The nominee is meeting with senators in advance of tomorrow's Senate Energy and Natural Resources Committee hearing. "This has gone very well," Kempthorne said. "We're encouraged."
Nelson called Kempthorne "a delightful fella who has a solid reputation" and told reporters he expects the Idaho governor to eventually be confirmed. However, Nelson hopes the governor will convey his concerns over the Gulf of Mexico leasing plan to the Bush administration, but Kempthorne gave no assurances.
"What I want is the administration to be reasonable in their approach to drilling in the eastern Gulf of Mexico," Nelson said. "The best answer I can give you is that it was a very friendly and frank discussion."
Domenici 181 bill
At tomorrow's hearing, Kempthorne will have to walk a fine line in his responses on Gulf Coast leases. Committee Chairman Pete Domenici (R-N.M.) and ranking member Jeff Bingaman (D-N.M.) are cosponsoring legislation that would open up a larger portion of the 181 area to oil and gas development than the administration's plan, and Kempthorne must avoid upsetting them (E&E Daily, May 1).
Several GOP senators have tabbed Domenici's 181 bill as the possible vehicle for other energy policy proposals.

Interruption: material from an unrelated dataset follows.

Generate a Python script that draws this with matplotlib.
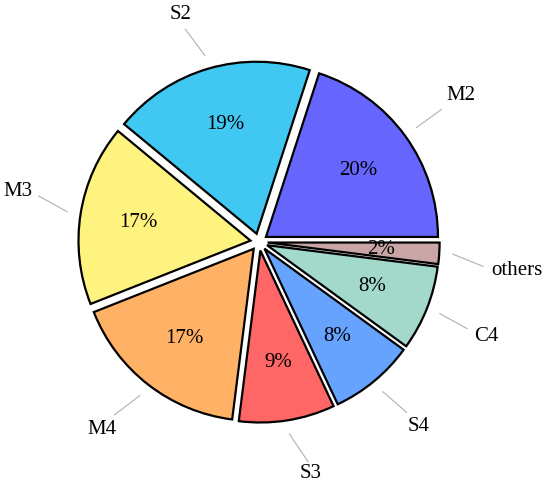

Asked whether he would filibuster Domenici's Lease Sale 181 bill, Nelson said only that he wants to keep all his options open.
"As we see this energy bill come to the floor we'll be able to judge whether or not people are going to be reasonable in approaching this or whether they're going to shove drilling down Florida's throat," Nelson said.
"They are sure getting hot and lathered up over there to get it to the floor," Nelson said. "But there is something called the legislative clock, and it is ticking."